DEFENSE DEPARTMENT

WEB EXCLUSIVE: Norquist Touts Goodness of Dreaded Defense-Wide Audit

9/10/2020
By Stew Magnuson

iStock photo

Now in its third year, the once dreaded department-wide financial audit is now firmly part of the Pentagon’s culture, Deputy Secretary of Defense David Norquist said Sept. 10.

“Perhaps no change highlights the difference in attitude more than the audit,” he said at the Defense News Conference.

For more than 20 years under multiple administrations, the Pentagon declined to carry out a full-scope financial statement audit, he noted. The attitude was, “Why should we conduct an audit until we are certain we can pass?” he said.

“It doesn’t work that way," he added. "No one wants to get audited, but if you want to improve, the most important step you can take is to start the audit."

The Defense Department is paying $180 million per year to commercial accounting firms to deploy more than 1,400 auditors across the department and the armed services to find problems ranging from inventory to cybersecurity, according to Norquist.

“The result is that it helped us identify better business practices,” he said.

Auditors, for example, have identified unused or mislabeled inventory that could be put back in the system to save money.
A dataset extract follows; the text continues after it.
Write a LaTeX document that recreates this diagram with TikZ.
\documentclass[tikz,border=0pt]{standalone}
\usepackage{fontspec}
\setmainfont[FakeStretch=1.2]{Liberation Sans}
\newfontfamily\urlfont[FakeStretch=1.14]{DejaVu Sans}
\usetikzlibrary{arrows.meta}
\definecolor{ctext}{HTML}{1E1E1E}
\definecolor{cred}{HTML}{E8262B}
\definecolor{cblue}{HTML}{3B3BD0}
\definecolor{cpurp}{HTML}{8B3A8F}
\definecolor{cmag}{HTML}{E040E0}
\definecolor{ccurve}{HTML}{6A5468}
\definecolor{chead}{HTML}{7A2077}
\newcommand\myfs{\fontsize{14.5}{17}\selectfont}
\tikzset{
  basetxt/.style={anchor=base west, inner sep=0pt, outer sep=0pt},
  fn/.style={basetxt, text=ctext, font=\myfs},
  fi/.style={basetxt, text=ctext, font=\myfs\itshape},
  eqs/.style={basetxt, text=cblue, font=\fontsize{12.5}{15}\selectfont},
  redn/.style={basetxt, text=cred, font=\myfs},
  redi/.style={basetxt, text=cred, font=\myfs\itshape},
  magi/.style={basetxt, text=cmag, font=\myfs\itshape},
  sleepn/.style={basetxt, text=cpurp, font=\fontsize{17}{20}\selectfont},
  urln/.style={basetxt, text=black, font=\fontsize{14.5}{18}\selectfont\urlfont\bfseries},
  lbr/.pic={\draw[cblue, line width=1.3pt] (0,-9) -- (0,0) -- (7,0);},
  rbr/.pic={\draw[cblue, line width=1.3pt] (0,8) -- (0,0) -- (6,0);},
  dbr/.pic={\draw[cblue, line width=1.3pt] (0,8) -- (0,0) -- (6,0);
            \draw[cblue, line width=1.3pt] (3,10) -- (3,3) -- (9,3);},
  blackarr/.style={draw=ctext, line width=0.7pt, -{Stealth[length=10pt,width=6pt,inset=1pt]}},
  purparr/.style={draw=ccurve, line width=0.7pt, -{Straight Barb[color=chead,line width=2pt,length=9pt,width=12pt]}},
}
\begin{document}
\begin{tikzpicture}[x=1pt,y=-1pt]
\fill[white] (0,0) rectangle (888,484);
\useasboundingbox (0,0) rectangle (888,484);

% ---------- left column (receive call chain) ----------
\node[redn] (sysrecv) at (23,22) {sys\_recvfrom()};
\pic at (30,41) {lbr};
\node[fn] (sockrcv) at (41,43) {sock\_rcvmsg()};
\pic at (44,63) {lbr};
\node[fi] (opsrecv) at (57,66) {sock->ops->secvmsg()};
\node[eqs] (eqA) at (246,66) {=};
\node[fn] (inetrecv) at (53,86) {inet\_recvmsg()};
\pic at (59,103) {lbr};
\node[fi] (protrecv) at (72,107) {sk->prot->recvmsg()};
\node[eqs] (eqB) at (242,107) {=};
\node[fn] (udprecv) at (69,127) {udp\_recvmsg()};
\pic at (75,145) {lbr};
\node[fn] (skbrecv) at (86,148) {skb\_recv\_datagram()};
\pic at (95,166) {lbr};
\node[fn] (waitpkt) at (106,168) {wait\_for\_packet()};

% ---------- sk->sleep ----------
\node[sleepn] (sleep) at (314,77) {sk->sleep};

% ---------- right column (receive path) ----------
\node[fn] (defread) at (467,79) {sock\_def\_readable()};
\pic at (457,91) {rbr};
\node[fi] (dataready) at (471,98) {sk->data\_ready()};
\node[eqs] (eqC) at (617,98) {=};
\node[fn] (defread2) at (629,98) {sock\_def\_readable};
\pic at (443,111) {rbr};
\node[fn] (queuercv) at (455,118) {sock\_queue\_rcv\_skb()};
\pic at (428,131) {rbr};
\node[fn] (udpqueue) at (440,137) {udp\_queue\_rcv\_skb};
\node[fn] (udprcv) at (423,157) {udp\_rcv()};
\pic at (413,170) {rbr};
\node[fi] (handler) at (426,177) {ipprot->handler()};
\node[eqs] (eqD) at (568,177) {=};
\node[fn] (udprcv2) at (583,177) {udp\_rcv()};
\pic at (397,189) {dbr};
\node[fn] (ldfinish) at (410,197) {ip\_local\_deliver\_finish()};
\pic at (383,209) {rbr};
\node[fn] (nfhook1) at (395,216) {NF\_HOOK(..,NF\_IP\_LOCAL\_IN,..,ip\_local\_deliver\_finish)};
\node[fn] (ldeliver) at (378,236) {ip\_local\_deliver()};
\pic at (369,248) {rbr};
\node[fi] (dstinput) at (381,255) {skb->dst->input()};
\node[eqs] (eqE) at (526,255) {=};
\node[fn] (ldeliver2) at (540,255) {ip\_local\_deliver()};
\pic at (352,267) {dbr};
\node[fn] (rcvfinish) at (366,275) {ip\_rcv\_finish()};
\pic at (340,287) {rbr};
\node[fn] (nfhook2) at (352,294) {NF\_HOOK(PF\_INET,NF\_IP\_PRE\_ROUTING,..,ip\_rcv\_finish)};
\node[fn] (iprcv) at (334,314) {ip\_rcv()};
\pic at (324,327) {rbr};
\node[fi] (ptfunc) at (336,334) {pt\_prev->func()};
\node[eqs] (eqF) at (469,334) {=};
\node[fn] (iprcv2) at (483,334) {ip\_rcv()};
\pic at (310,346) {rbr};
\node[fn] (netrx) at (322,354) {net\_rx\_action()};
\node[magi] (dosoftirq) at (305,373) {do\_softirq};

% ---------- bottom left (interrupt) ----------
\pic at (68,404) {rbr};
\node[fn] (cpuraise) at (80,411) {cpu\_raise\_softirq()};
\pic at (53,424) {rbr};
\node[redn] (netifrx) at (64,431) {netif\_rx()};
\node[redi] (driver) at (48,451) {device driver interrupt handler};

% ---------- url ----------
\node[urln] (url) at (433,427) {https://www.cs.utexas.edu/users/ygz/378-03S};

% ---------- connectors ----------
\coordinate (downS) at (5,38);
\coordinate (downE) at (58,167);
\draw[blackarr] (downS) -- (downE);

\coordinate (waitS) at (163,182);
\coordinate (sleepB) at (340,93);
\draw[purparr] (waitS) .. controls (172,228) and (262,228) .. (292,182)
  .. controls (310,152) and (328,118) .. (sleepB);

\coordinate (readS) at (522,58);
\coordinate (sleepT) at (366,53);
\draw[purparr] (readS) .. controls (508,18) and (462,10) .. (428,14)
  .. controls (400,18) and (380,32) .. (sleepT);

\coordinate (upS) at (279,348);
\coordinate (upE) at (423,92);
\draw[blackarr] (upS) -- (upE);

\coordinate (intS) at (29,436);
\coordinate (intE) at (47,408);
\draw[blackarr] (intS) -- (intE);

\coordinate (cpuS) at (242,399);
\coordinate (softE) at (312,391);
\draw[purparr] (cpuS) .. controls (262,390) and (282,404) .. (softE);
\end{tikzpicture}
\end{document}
In two cases, the department saved $81 million and $53 million at two different bases by labeling items correctly. Additionally, Defense Logistics Agency supply discrepancy reports have resulted in $287 million in back orders being filled, he said.

“I recognize that this is not as dramatic as directed energy or hypersonics, but sometimes changing the management culture is one of the hardest and equally important changes the department has to make,” Norquist said.
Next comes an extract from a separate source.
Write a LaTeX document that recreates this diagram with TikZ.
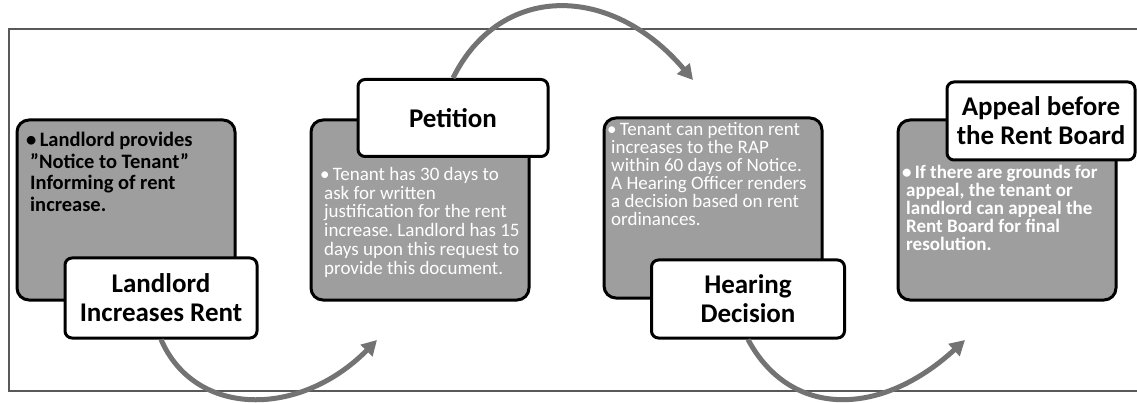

Savings were a result of auditors filling out reports called “Notice of Findings and Recommendations” that identify areas of corrective actions and are used to track progress. Last year, the department closed out about 615 of the recommendations, which was about 25 percent of the total filed, Norquist said. He expects about 20 percent to be closed by the end of this fiscal year despite the challenges posed by the COVID-19 crisis.

More accurate data is also a cost saver, and manually inputting data is inefficient, the department has learned, he noted.

“When data passes automatically between systems — and the quality control is up front — the accuracy goes up and the costs go down,” Norquist said. For example, the Navy saved $65 million by creating an automated feed to the Defense Finance and Counting Service, he said.

The audit has also uncovered “dormant accounts” where there had been little activity to identify potential areas of savings that could be reinvested in other programs. The result has been $2.6 billion in readjusted funds, he added.

The audit will ultimately bring more accurate data to the department, resulting in the ability to carry out the same kind of data analytics now common in the private sector, Norquist said.

Topics: Budget, Defense Department

Comments (1)

Re: Norquist Touts Goodness of the Dreaded Defense-Wide Audit

It has a high risk of the leakage the military confidentiality when Pentagon assigned the audit of the DOD to commercial accounting firms to deploy more than 1,400 auditors across the department and the armed services to find problems ranging from inventory to cybersecurity. In my opinion the state auditors of GAO and NASBA in the coordination of GAO can and able to perform this audit.